EU stops weapons sales to Russia
Following the calls from Poland and the Baltic states, the European Union has quietly deleted a sanctions exemption that had allowed EU weapons manufacturers to do business with Russia, Reuters reported on Thursday citing anonymous officials.
Brussels blocked the export of arms and ammunition to Russia in July 2014, citing the “annexation” of Crimea – a peninsula that Russia reabsorbed following the Western-backed Maidan. However, a clause in the embargo allowed sales under contracts signed before August 2014.
French and German weapons makers took advantage of the “loophole,” as Reuters described it, to earn millions. Citing data from the EU Commission, the agency said EU member countries had sold Moscow 39 million euros ($42.3 million) worth of weapons and ammunition in 2021, up from 25 million euros in 2020, which Reuters said was on par with previous years.
It wasn’t until last week that the EU governments agreed to eliminate the exemption, after “fresh criticism” from countries like Poland and Lithuania, according to “diplomats who attended the meeting” but remain anonymous.
The exemption does not appear in documents published on April 8, detailing the “fifth package” of EU sanctions against Moscow – but the EU did not mention the deletion in its public statement about the new embargo.
One carve-out remains, according to a spokesman for the Lithuanian mission to the EU. Member countries can still send Russian-made weapons to Russia for repairs, before they are returned to the bloc.
The US, EU and NATO have been scrounging up Soviet- and Russian-made weapons systems to rearm Ukraine in recent weeks, with Slovakia sending its S-300 air defense system to Kiev after Washington promised to replace them with American “Patriots.” The Slovak battery was destroyed in a cruise missile strike before it could see service, the Russian military claimed on Monday.

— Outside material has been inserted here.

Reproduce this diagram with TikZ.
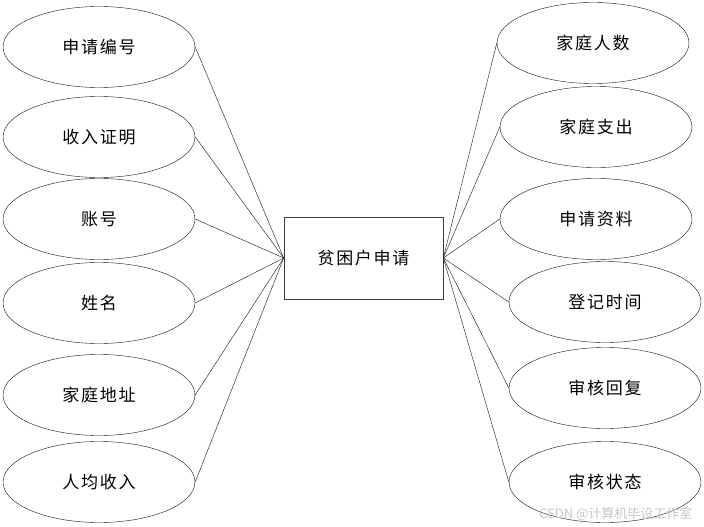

Russia attacked its neighbor in late February, following Ukraine’s failure to implement the terms of the Minsk agreements, signed in 2014, and Moscow’s eventual recognition of the Donbass republics of Donetsk and Lugansk. The German and French brokered protocols were designed to give the breakaway regions special status within the Ukrainian state.
The Kremlin has since demanded that Ukraine officially declare itself a neutral country that will never join the US-led NATO military bloc. Kiev insists the Russian offensive was completely unprovoked and has denied claims it was planning to retake the two republics by force.